Farming in Alaska? In a state where winter lasts for nearly six months of the year, growing vegetables isn’t the first thing that comes to mind. However, agricultural in Alaska is on the rise. This intensive offers a deeper understanding of expanding regenerative agriculture practices in the state, accompanied by a hands-on harvesting experience at the only commercial farm in Western Alaska. At Meyers Farm in Bethel, Tim and Lisa Meyers have spent the past twenty years honing their ability to grow thousands of pounds of organic vegetables, shipping them to villages down the Kuskokwim River and alleviating food insecurity in the region one produce box at a time. Students will be asked to reimagine how agriculture is currently conceptualized in Alaska and in the lower 48, analyzing how farming can be approached sustainably in their own home communities.


Art has been used throughout millennia as a powerful tool for activism. For a subject that is deeply politically divisive like climate change, art too can be used as a tool to reach across the partisan divide and communicate how rising global temperatures will impact shared important cultural events. This intensive offers student participants an interdisciplinary approach to understanding and communicating how climate change is impacting one of the largest trademark events in the state: the Iditarod. Over the course of a week, students will use an ethnographic and interview-based approach to learn about community perceptions of the Iditarod in a warming world.
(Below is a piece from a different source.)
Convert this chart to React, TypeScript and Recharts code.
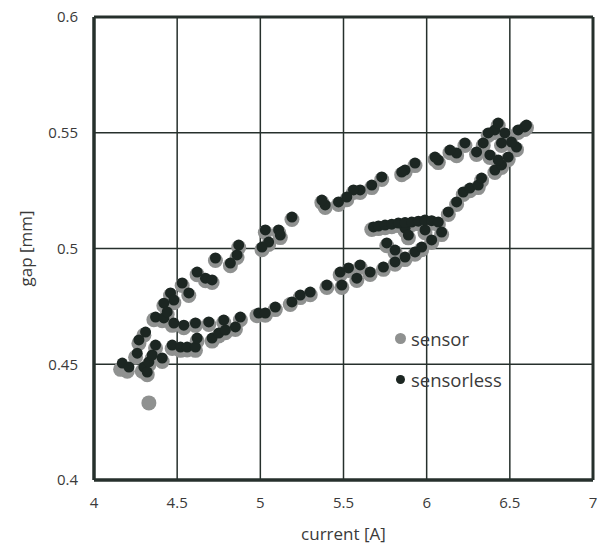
import React from 'react';
import { ScatterChart, Scatter, XAxis, YAxis, CartesianGrid, Legend, ReferenceLine } from 'recharts';

// [current (A), gap (mm)]
const sensorless: [number, number][] = [
  [4.17, 0.4505], [4.21, 0.4488], [4.26, 0.4548], [4.27, 0.4605], [4.30, 0.4488], [4.31, 0.4639],
  [4.32, 0.4466], [4.33, 0.4510], [4.35, 0.4540], [4.37, 0.4583], [4.41, 0.4527], [4.47, 0.4583],
  [4.52, 0.4574], [4.56, 0.4574], [4.61, 0.4574], [4.62, 0.4613], [4.71, 0.4613], [4.75, 0.4635],
  [4.79, 0.4648], [4.85, 0.4661],
  [4.37, 0.4704], [4.42, 0.4700], [4.48, 0.4678], [4.54, 0.4669], [4.61, 0.4678], [4.69, 0.4683],
  [4.78, 0.4691], [4.88, 0.4704], [4.99, 0.4721], [5.03, 0.4721], [5.09, 0.4747], [5.19, 0.4769],
  [5.24, 0.4799], [5.30, 0.4812], [5.40, 0.4842], [5.49, 0.4842], [5.48, 0.4898], [5.53, 0.4916],
  [5.58, 0.4872], [5.60, 0.4929], [5.66, 0.4898], [5.74, 0.4920], [5.81, 0.4942], [5.87, 0.4963],
  [5.93, 0.4985], [5.97, 0.5006], [6.03, 0.5037], [6.09, 0.5071],
  [5.76, 0.5024], [5.81, 0.4993], [5.87, 0.5088], [5.89, 0.5058], [5.99, 0.5080],
  [5.68, 0.5093], [5.71, 0.5097], [5.75, 0.5101], [5.79, 0.5105], [5.83, 0.5110], [5.87, 0.5112],
  [5.91, 0.5114], [5.95, 0.5118], [5.99, 0.5123], [6.03, 0.5120], [6.07, 0.5114], [6.13, 0.5158],
  [6.18, 0.5201], [6.22, 0.5244], [6.26, 0.5261], [6.31, 0.5274], [6.33, 0.5304], [6.41, 0.5339],
  [6.45, 0.5361], [6.43, 0.5382], [6.49, 0.5395], [6.38, 0.5404], [6.54, 0.5438], [6.45, 0.5456],
  [6.51, 0.5460], [6.55, 0.5512], [6.59, 0.5525], [6.60, 0.5533], [6.47, 0.5499], [6.41, 0.5512],
  [6.37, 0.5499], [6.43, 0.5542], [6.34, 0.5456], [6.30, 0.5417],
  [6.23, 0.5456], [6.18, 0.5412], [6.14, 0.5425], [6.07, 0.5382], [6.05, 0.5395], [5.93, 0.5369],
  [5.87, 0.5339], [5.85, 0.5330], [5.73, 0.5309], [5.67, 0.5274], [5.60, 0.5253], [5.56, 0.5253],
  [5.52, 0.5222], [5.47, 0.5201], [5.39, 0.5188], [5.37, 0.5209], [5.19, 0.5136], [5.11, 0.5080],
  [5.12, 0.5058], [5.03, 0.5080], [5.05, 0.5028], [5.01, 0.5006], [4.87, 0.5015], [4.86, 0.4972],
  [4.82, 0.4937], [4.73, 0.4959], [4.62, 0.4898], [4.67, 0.4872], [4.71, 0.4864], [4.53, 0.4851],
  [4.57, 0.4808], [4.46, 0.4808], [4.48, 0.4777], [4.42, 0.4764], [4.44, 0.4726],
];

const sensor: [number, number][] = [
  [4.33, 0.4333],
  [4.16, 0.4478], [4.20, 0.4470], [4.25, 0.4530], [4.27, 0.4590], [4.29, 0.4470], [4.30, 0.4625],
  [4.32, 0.4455], [4.33, 0.4498], [4.35, 0.4525], [4.37, 0.4570], [4.41, 0.4512], [4.47, 0.4568],
  [4.52, 0.4560], [4.56, 0.4562], [4.61, 0.4560], [4.62, 0.4600], [4.71, 0.4600], [4.75, 0.4622],
  [4.79, 0.4636], [4.85, 0.4650],
  [4.36, 0.4692], [4.41, 0.4688], [4.47, 0.4668], [4.54, 0.4658], [4.61, 0.4668], [4.69, 0.4672],
  [4.78, 0.4680], [4.88, 0.4692], [4.98, 0.4710], [5.03, 0.4712], [5.09, 0.4736], [5.18, 0.4758],
  [5.24, 0.4788], [5.30, 0.4800], [5.40, 0.4832], [5.49, 0.4832], [5.48, 0.4886], [5.53, 0.4905],
  [5.58, 0.4862], [5.60, 0.4918], [5.66, 0.4888], [5.74, 0.4910], [5.81, 0.4932], [5.87, 0.4952],
  [5.93, 0.4975], [5.97, 0.4995], [6.03, 0.5026], [6.09, 0.5060],
  [5.76, 0.5012], [5.81, 0.4982], [5.87, 0.5076], [5.89, 0.5046], [5.99, 0.5068],
  [5.67, 0.5082], [5.71, 0.5086], [5.75, 0.5090], [5.79, 0.5094], [5.83, 0.5099], [5.87, 0.5101],
  [5.91, 0.5103], [5.95, 0.5107], [5.99, 0.5112], [6.03, 0.5109], [6.07, 0.5103], [6.13, 0.5147],
  [6.18, 0.5190], [6.22, 0.5233], [6.26, 0.5250], [6.31, 0.5263], [6.33, 0.5293], [6.41, 0.5328],
  [6.45, 0.5350], [6.43, 0.5371], [6.49, 0.5384], [6.38, 0.5393], [6.54, 0.5427], [6.45, 0.5445],
  [6.51, 0.5449], [6.55, 0.5501], [6.59, 0.5514], [6.60, 0.5522], [6.47, 0.5488], [6.41, 0.5501],
  [6.37, 0.5488], [6.43, 0.5531], [6.34, 0.5445], [6.30, 0.5406],
  [6.23, 0.5445], [6.18, 0.5401], [6.14, 0.5414], [6.07, 0.5371], [6.05, 0.5384], [5.93, 0.5358],
  [5.87, 0.5328], [5.85, 0.5319], [5.73, 0.5298], [5.67, 0.5263], [5.60, 0.5242], [5.56, 0.5242],
  [5.52, 0.5211], [5.47, 0.5190], [5.39, 0.5177], [5.37, 0.5198], [5.19, 0.5125], [5.11, 0.5069],
  [5.12, 0.5047], [5.03, 0.5069], [5.05, 0.5017], [5.01, 0.4995], [4.87, 0.5004], [4.86, 0.4961],
  [4.82, 0.4926], [4.73, 0.4948], [4.62, 0.4887], [4.67, 0.4861], [4.71, 0.4853], [4.53, 0.4840],
  [4.57, 0.4797], [4.46, 0.4797], [4.48, 0.4766], [4.42, 0.4753], [4.44, 0.4715],
];

const xTicks = [4, 4.5, 5, 5.5, 6, 6.5, 7];
const yTicks = [0.4, 0.45, 0.5, 0.55, 0.6];

const sensorData = sensor.map(([x, y]) => ({ x, y }));
const sensorlessData = sensorless.map(([x, y]) => ({ x, y }));

const GRAY = '#8f9190';
const DARK = '#1c2622';
const LINE = '#26302c';
const TEXT = '#3a3a3a';

const dot = (r: number, fill: string) => (props: any) => (
  <circle cx={props.cx} cy={props.cy} r={r} fill={fill} />
);

const renderLegend = () => (
  <div style={{ fontFamily: '"Open Sans", sans-serif', fontSize: 18.5, color: TEXT }}>
    {[
      { name: 'sensor', color: GRAY, size: 11 },
      { name: 'sensorless', color: DARK, size: 9 },
    ].map((item) => (
      <div key={item.name} style={{ display: 'flex', alignItems: 'center', height: 41 }}>
        <span
          style={{
            display: 'inline-block',
            width: item.size,
            height: item.size,
            borderRadius: '50%',
            background: item.color,
            marginLeft: (11 - item.size) / 2,
            marginRight: 5 + (11 - item.size) / 2,
          }}
        />
        <span>{item.name}</span>
      </div>
    ))}
  </div>
);

const App: React.FC = () => {
  return (
    <div style={{ width: 602, height: 545, fontFamily: '"Open Sans", sans-serif' }}>
      <style>{'body { margin: 0; overflow: hidden; }'}</style>
      <ScatterChart width={602} height={545} margin={{ top: 17, right: 9, left: 18, bottom: 0 }}>
        <CartesianGrid stroke={LINE} strokeWidth={1.5} />
        <XAxis
          type="number"
          dataKey="x"
          domain={[4, 7]}
          ticks={xTicks}
          height={65}
          tickSize={0}
          tickMargin={17}
          axisLine={{ stroke: LINE, strokeWidth: 3.5 }}
          tick={{ fill: TEXT, fontSize: 15 }}
          label={{ value: 'current [A]', position: 'insideBottom', offset: 5, fill: TEXT, fontSize: 17 }}
        />
        <YAxis
          type="number"
          dataKey="y"
          domain={[0.4, 0.6]}
          ticks={yTicks}
          width={76}
          tickSize={0}
          tickMargin={16}
          axisLine={{ stroke: LINE, strokeWidth: 3.5 }}
          tick={{ fill: TEXT, fontSize: 15 }}
          label={{
            value: 'gap [mm]',
            angle: -90,
            position: 'insideLeft',
            offset: 8,
            fill: TEXT,
            fontSize: 17,
            style: { textAnchor: 'middle' },
          }}
        />
        <ReferenceLine y={0.6} stroke={LINE} strokeWidth={3} />
        <ReferenceLine x={7} stroke={LINE} strokeWidth={3} />
        <Scatter name="sensor" data={sensorData} fill={GRAY} shape={dot(7.5, GRAY)} isAnimationActive={false} />
        <Scatter name="sensorless" data={sensorlessData} fill={DARK} shape={dot(5.5, DARK)} isAnimationActive={false} />
        <Legend
          layout="vertical"
          align="center"
          verticalAlign="middle"
          wrapperStyle={{ left: 395, top: 318, width: 'auto' }}
          content={renderLegend}
        />
      </ScatterChart>
    </div>
  );
};

export default App;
Students will hone their ability to communicate climate change through various artistic mediums while building their toolkit to engage in arts activism.


From 2019-2020, UAF researchers were involved in one of the largest international polar research expeditions in history, the MOSAiC Expedition. The researchers were based on a ship that was frozen in the ice for a year, drifting throughout the Arctic Ocean to collect samples of ice and water to better understand the changing Arctic. During this Intensive, planned for spring break 2025, students will work with scientists from the expedition to learn techniques for ice research on Interior Alaska’s frozen ponds, work with sea ice samples and data collected from the Arctic, and design their own research projects with mentoring from professional cryosphere (ice and snow) scientists. Students who complete this ~1-week Intensive will gain firsthand research experience, ask and answer questions about our frozen environment, and be better equipped to talk about our changing sea ice and the Arctic.